Let Us Now Praise Tung Chee-Hwa

Todd Crowell comments in Asia Times, “Let us now praise Tung Chee-hwa”:

Hong Kong does not elect its chief executive, so Tung hung on. But ever the Confucian gentleman, Tung knew that the Mandate of Heaven had been withdrawn after he was publicly berated last December in Macau by Chinese President Hu Jintao. The only thing left was a face-saving way to ease him out of office and make way for somebody more attuned to Hong Kong’s current realities, someone with perhaps a few more political skills if not charisma.

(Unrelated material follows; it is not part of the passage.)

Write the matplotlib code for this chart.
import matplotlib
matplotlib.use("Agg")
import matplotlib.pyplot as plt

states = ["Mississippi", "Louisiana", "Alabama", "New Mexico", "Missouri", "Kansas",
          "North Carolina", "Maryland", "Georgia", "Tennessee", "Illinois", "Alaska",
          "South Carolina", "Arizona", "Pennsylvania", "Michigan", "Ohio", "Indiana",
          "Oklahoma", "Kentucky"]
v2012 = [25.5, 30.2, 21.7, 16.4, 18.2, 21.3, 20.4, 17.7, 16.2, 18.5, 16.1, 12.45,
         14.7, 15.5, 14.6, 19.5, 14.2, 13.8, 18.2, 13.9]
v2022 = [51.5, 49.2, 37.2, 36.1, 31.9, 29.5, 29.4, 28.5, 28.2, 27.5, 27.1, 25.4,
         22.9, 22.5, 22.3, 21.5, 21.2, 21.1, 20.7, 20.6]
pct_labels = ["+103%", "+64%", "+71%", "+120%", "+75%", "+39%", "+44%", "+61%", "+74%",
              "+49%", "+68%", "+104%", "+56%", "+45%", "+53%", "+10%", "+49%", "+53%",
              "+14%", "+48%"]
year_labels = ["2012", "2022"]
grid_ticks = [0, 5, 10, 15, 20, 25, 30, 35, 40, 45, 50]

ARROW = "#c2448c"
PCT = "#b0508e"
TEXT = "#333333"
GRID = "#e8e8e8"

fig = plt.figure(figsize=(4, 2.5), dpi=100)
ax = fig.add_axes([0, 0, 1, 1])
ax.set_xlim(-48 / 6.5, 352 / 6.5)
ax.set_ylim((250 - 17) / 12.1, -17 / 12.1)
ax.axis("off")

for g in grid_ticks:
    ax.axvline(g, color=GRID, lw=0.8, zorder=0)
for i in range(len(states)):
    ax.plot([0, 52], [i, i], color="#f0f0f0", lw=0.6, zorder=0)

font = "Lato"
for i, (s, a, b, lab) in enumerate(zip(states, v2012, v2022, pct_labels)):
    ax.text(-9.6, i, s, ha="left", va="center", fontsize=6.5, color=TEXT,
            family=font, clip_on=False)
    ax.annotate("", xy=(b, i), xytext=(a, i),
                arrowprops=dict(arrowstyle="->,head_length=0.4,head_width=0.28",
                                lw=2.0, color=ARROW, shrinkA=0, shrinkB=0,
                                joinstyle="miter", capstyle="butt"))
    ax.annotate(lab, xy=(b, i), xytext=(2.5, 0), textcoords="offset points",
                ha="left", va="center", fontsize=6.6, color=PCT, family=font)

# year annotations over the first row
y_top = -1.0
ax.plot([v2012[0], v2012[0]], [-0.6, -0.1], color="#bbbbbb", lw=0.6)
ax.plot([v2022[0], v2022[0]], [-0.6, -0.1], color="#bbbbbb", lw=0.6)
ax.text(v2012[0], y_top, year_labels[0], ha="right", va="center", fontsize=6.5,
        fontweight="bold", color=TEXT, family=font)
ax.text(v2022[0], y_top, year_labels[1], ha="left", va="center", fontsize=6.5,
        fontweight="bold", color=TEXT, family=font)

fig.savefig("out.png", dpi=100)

And Bruce Gilley writes about Tung as a “Victim of a Failed System in the Wall Street Journal (subscription only):

Outgoing Hong Kong Chief Executive Tung Chee Hwa is not the victim of factional infighting in Beijing. Nor is he the victim of massive unpopularity in Hong Kong. Both those explanations are far too complex, far too logical when applied to a political system that works on a very different logic. Rather, Mr. Tung is the victim of nothing more than being part of a system that mercurially uses and disposes of cadres everyday, because it sees this as the only way to justify its existence.

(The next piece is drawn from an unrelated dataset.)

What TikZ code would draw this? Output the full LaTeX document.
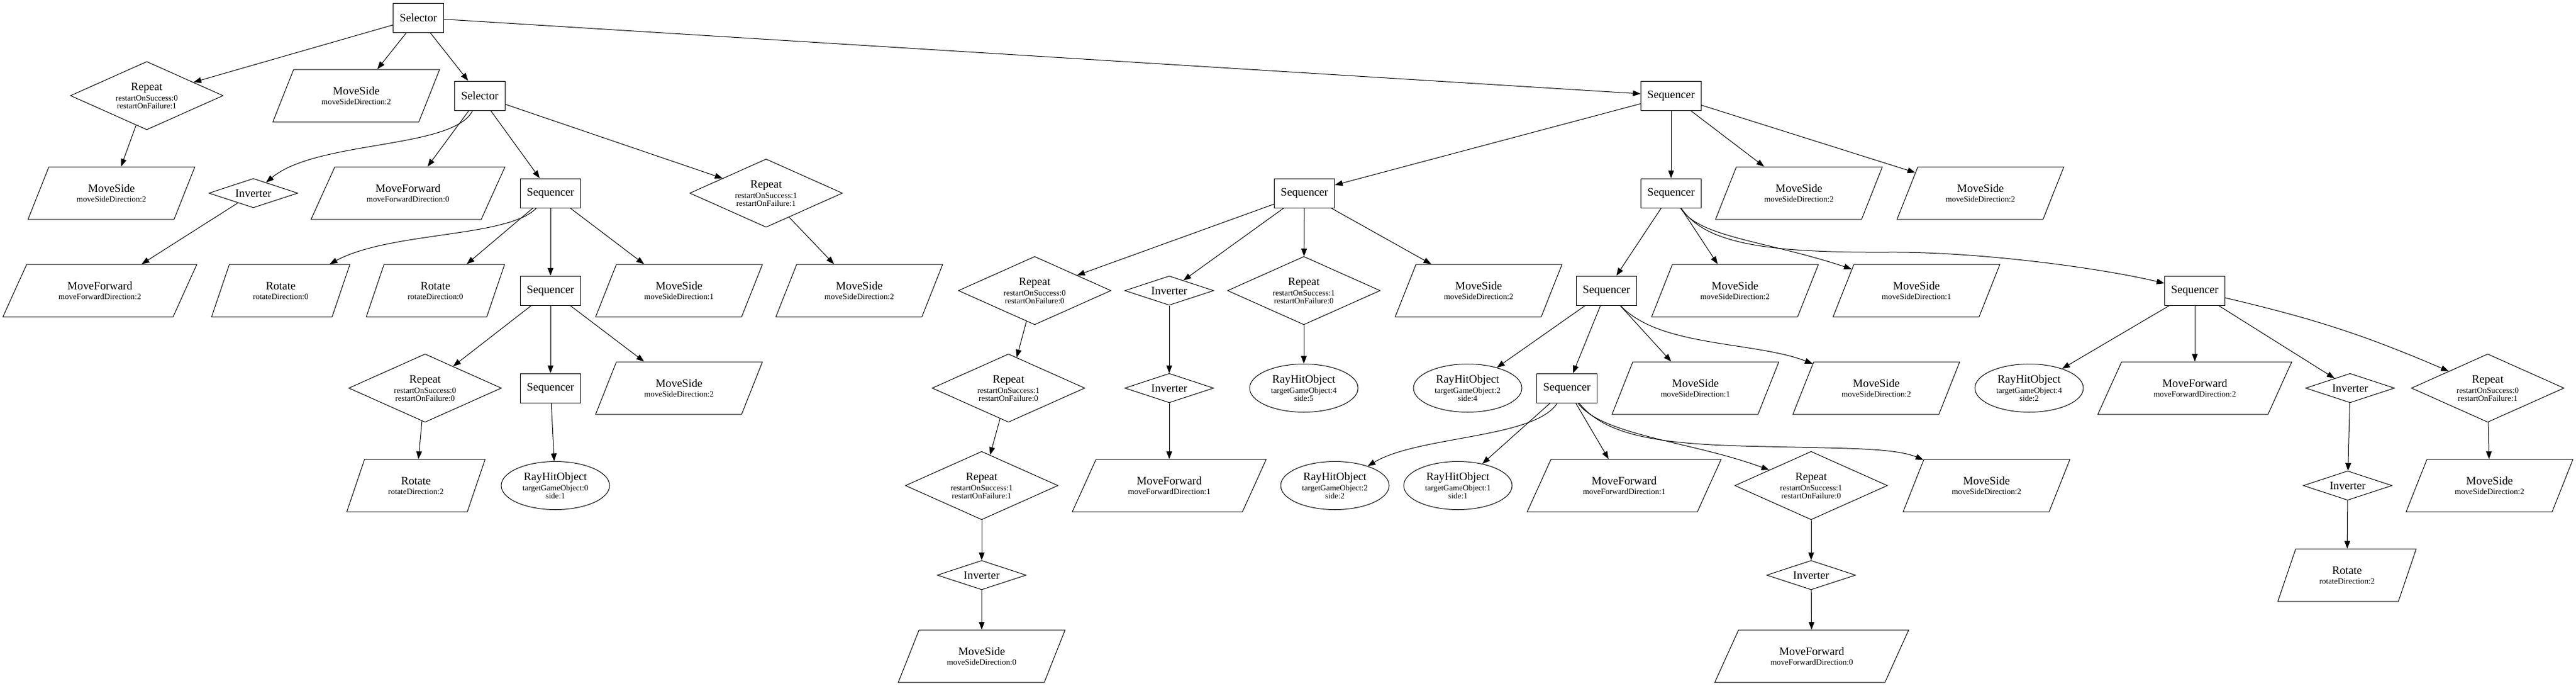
\documentclass[tikz,border=0pt]{standalone}
\usepackage{fontspec}
\setmainfont{Liberation Serif}
\usetikzlibrary{shapes.geometric,arrows.meta}
\newcommand{\mainlab}[1]{{\fontsize{14}{14}\selectfont #1}}
\newcommand{\sublab}[1]{{\fontsize{10}{10}\selectfont #1}}
\newcommand{\twolab}[2]{\mainlab{#1}\\[2.5pt]\sublab{#2}}
\newcommand{\threelab}[3]{\mainlab{#1}\\[3.5pt]\sublab{#2}\\\sublab{#3}}
\begin{document}
\begin{tikzpicture}[x=0.75pt,y=-0.75pt,
  base/.style={draw, line width=0.75pt, align=center, font={\fontsize{10}{9.5}\selectfont\lineskiplimit=-20pt}},
  boxn/.style={base, rectangle, minimum height=36pt, inner xsep=8pt, inner ysep=0pt},
  repn/.style={base, diamond, aspect=2.24, inner sep=0pt, minimum width=188pt, minimum height=84pt},
  invn/.style={base, diamond, aspect=3, inner sep=0pt, minimum width=109.5pt, minimum height=36pt},
  rayn/.style={base, ellipse, inner sep=0pt, minimum width=133.5pt, minimum height=59.25pt},
  parn/.style={base, trapezium, trapezium stretches=true, inner sep=0pt, minimum height=64.5pt},
  msn/.style={parn, trapezium left angle=57, trapezium right angle=123, minimum width=205.5pt},
  mfn/.style={parn, trapezium left angle=53, trapezium right angle=127, minimum width=239.25pt},
  rtn/.style={parn, trapezium left angle=61, trapezium right angle=119, minimum width=171.75pt},
  conn/.style={-{Triangle[length=9.5pt,width=7pt]}, line width=0.75pt}
]
\useasboundingbox (0,0) rectangle (4230,1125);

% rank 0
\node[boxn] (root) at (687,29) {\mainlab{Selector}};
% rank 1
\node[repn] (a1) at (241,157) {\threelab{Repeat}{restartOnSuccess:0}{restartOnFailure:1}};
\node[msn] (m1) at (585,157) {\twolab{MoveSide}{moveSideDirection:2}};
\node[boxn] (sel2) at (788,157) {\mainlab{Selector}};
\node[boxn] (seqC) at (2744,157) {\mainlab{Sequencer}};
% rank 2
\node[msn] (msa) at (183,317) {\twolab{MoveSide}{moveSideDirection:2}};
\node[invn] (inv1) at (416,317) {\mainlab{Inverter}};
\node[mfn] (mf0) at (670,317) {\twolab{MoveForward}{moveForwardDirection:0}};
\node[boxn] (seqA) at (904,317) {\mainlab{Sequencer}};
\node[repn] (a2) at (1258,317) {\threelab{Repeat}{restartOnSuccess:1}{restartOnFailure:1}};
\node[boxn] (seqB) at (2142,317) {\mainlab{Sequencer}};
\node[boxn] (seqD) at (2744,317) {\mainlab{Sequencer}};
\node[msn] (c1) at (2954,317) {\twolab{MoveSide}{moveSideDirection:2}};
\node[msn] (c2) at (3252,317) {\twolab{MoveSide}{moveSideDirection:2}};
% rank 3
\node[mfn] (mf2) at (164,477) {\twolab{MoveForward}{moveForwardDirection:2}};
\node[rtn] (rot0a) at (461,477) {\twolab{Rotate}{rotateDirection:0}};
\node[rtn] (rot0b) at (715,477) {\twolab{Rotate}{rotateDirection:0}};
\node[boxn] (seqA1) at (904,477) {\mainlab{Sequencer}};
\node[msn] (ms1a) at (1115,477) {\twolab{MoveSide}{moveSideDirection:1}};
\node[msn] (ms2b) at (1411,477) {\twolab{MoveSide}{moveSideDirection:2}};
\node[repn] (b1) at (1699,477) {\threelab{Repeat}{restartOnSuccess:0}{restartOnFailure:0}};
\node[invn] (b2) at (1920,477) {\mainlab{Inverter}};
\node[repn] (b3) at (2141,477) {\threelab{Repeat}{restartOnSuccess:1}{restartOnFailure:0}};
\node[msn] (b4) at (2428,477) {\twolab{MoveSide}{moveSideDirection:2}};
\node[boxn] (seqD1) at (2638,477) {\mainlab{Sequencer}};
\node[msn] (d2) at (2849,477) {\twolab{MoveSide}{moveSideDirection:2}};
\node[msn] (d3) at (3147,477) {\twolab{MoveSide}{moveSideDirection:1}};
\node[boxn] (seqE) at (3604,477) {\mainlab{Sequencer}};
% rank 4
\node[repn] (a3) at (698,637) {\threelab{Repeat}{restartOnSuccess:0}{restartOnFailure:0}};
\node[boxn] (seqA4) at (904,637) {\mainlab{Sequencer}};
\node[msn] (ms2c) at (1115,637) {\twolab{MoveSide}{moveSideDirection:2}};
\node[repn] (b5) at (1656,637) {\threelab{Repeat}{restartOnSuccess:1}{restartOnFailure:0}};
\node[invn] (b6) at (1920,637) {\mainlab{Inverter}};
\node[rayn] (rh45) at (2141,637) {\threelab{RayHitObject}{targetGameObject:4}{side:5}};
\node[rayn] (rh24) at (2410,637) {\threelab{RayHitObject}{targetGameObject:2}{side:4}};
\node[boxn] (seqF) at (2573,637) {\mainlab{Sequencer}};
\node[msn] (f1) at (2784,637) {\twolab{MoveSide}{moveSideDirection:1}};
\node[msn] (f2) at (3081,637) {\twolab{MoveSide}{moveSideDirection:2}};
\node[rayn] (rh42) at (3332,637) {\threelab{RayHitObject}{targetGameObject:4}{side:2}};
\node[mfn] (e2) at (3604,637) {\twolab{MoveForward}{moveForwardDirection:2}};
\node[invn] (e3) at (3859,637) {\mainlab{Inverter}};
\node[repn] (e4) at (4085,637) {\threelab{Repeat}{restartOnSuccess:0}{restartOnFailure:1}};
% rank 5
\node[rtn] (rot2) at (683,797) {\twolab{Rotate}{rotateDirection:2}};
\node[rayn] (rh01) at (912,797) {\threelab{RayHitObject}{targetGameObject:0}{side:1}};
\node[repn] (b7) at (1612,797) {\threelab{Repeat}{restartOnSuccess:1}{restartOnFailure:1}};
\node[mfn] (b9) at (1920,797) {\twolab{MoveForward}{moveForwardDirection:1}};
\node[rayn] (rh22) at (2192,797) {\threelab{RayHitObject}{targetGameObject:2}{side:2}};
\node[rayn] (rh11) at (2394,797) {\threelab{RayHitObject}{targetGameObject:1}{side:1}};
\node[mfn] (f3) at (2667,797) {\twolab{MoveForward}{moveForwardDirection:1}};
\node[repn] (f4) at (2974,797) {\threelab{Repeat}{restartOnSuccess:1}{restartOnFailure:0}};
\node[msn] (f5) at (3262,797) {\twolab{MoveSide}{moveSideDirection:2}};
\node[invn] (e5) at (3855,797) {\mainlab{Inverter}};
\node[msn] (e6) at (4088,797) {\twolab{MoveSide}{moveSideDirection:2}};
% rank 6
\node[invn] (b8) at (1612,944) {\mainlab{Inverter}};
\node[invn] (f6) at (2974,944) {\mainlab{Inverter}};
\node[rtn] (e7) at (3854,944) {\twolab{Rotate}{rotateDirection:2}};
% rank 7
\node[msn] (ms0) at (1612,1077) {\twolab{MoveSide}{moveSideDirection:0}};
\node[mfn] (f7) at (2975,1077) {\twolab{MoveForward}{moveForwardDirection:0}};

% edges
\draw[conn] (root) -- (a1);
\draw[conn] (root) -- (m1);
\draw[conn] (root) -- (sel2);
\draw[conn] (root) -- (seqC);
\draw[conn] (a1) -- (msa);
\draw[conn] (sel2) .. controls (745,245) and (520,230) .. (inv1);
\draw[conn] (sel2) -- (mf0);
\draw[conn] (sel2) -- (seqA);
\draw[conn] (sel2) -- (a2);
\draw[conn] (inv1) -- (mf2);
\draw[conn] (seqA) .. controls (835,390) and (640,380) .. (rot0a);
\draw[conn] (seqA) -- (rot0b);
\draw[conn] (seqA) -- (seqA1);
\draw[conn] (seqA) -- (ms1a);
\draw[conn] (a2) -- (ms2b);
\draw[conn] (seqA1) -- (a3);
\draw[conn] (seqA1) -- (seqA4);
\draw[conn] (seqA1) -- (ms2c);
\draw[conn] (a3) -- (rot2);
\draw[conn] (seqA4) -- (rh01);
\draw[conn] (seqC) -- (seqB);
\draw[conn] (seqC) -- (seqD);
\draw[conn] (seqC) -- (c1);
\draw[conn] (seqC) -- (c2);
\draw[conn] (seqB) -- (b1);
\draw[conn] (seqB) -- (b2);
\draw[conn] (seqB) -- (b3);
\draw[conn] (seqB) -- (b4);
\draw[conn] (b1) -- (b5);
\draw[conn] (b5) -- (b7);
\draw[conn] (b7) -- (b8);
\draw[conn] (b8) -- (ms0);
\draw[conn] (b2) -- (b6);
\draw[conn] (b6) -- (b9);
\draw[conn] (b3) -- (rh45);
\draw[conn] (seqD) -- (seqD1);
\draw[conn] (seqD) -- (d2);
\draw[conn] (seqD) .. controls (2790,390) and (2900,395) .. (d3);
\draw[conn] (seqD) .. controls (2800,400) and (2900,415) .. (3100,414) .. controls (3250,413) and (3450,440) .. (seqE);
\draw[conn] (seqD1) -- (rh24);
\draw[conn] (seqD1) -- (seqF);
\draw[conn] (seqD1) -- (f1);
\draw[conn] (seqD1) .. controls (2725,570) and (2880,560) .. (f2);
\draw[conn] (seqF) .. controls (2520,720) and (2330,715) .. (rh22);
\draw[conn] (seqF) -- (rh11);
\draw[conn] (seqF) -- (f3);
\draw[conn] (seqF) .. controls (2630,715) and (2780,725) .. (f4);
\draw[conn] (seqF) .. controls (2640,720) and (2740,730) .. (2900,733) .. controls (3030,736) and (3110,735) .. (f5);
\draw[conn] (f4) -- (f6);
\draw[conn] (f6) -- (f7);
\draw[conn] (seqE) -- (rh42);
\draw[conn] (seqE) -- (e2);
\draw[conn] (seqE) -- (e3);
\draw[conn] (seqE) to[bend left=5] (e4);
\draw[conn] (e3) -- (e5);
\draw[conn] (e5) -- (e7);
\draw[conn] (e4) -- (e6);
\end{tikzpicture}
\end{document}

That’s not how Mr. Tung’s departure, which he finally confirmed yesterday, is being seen in Hong Kong. As a modern city that likes to think of its leaders as modern leaders, the territory views recent events in more conventional terms. Those who seek an easy explanation point to popular unrest, scandals, incompetence and all the rest. No elected leader would have lasted the nearly eight years that Tung did. Those who are bemused at his ousting point to the fact that a man who was thrust into the impossible job of simultaneously pleasing Leninist rulers in Beijing and cosmopolitan citizens in Hong Kong actually managed to retain some minimal degree of trust from both sides. In that sense, Mr. Tung hasn’t performed too badly in what was an impossible task.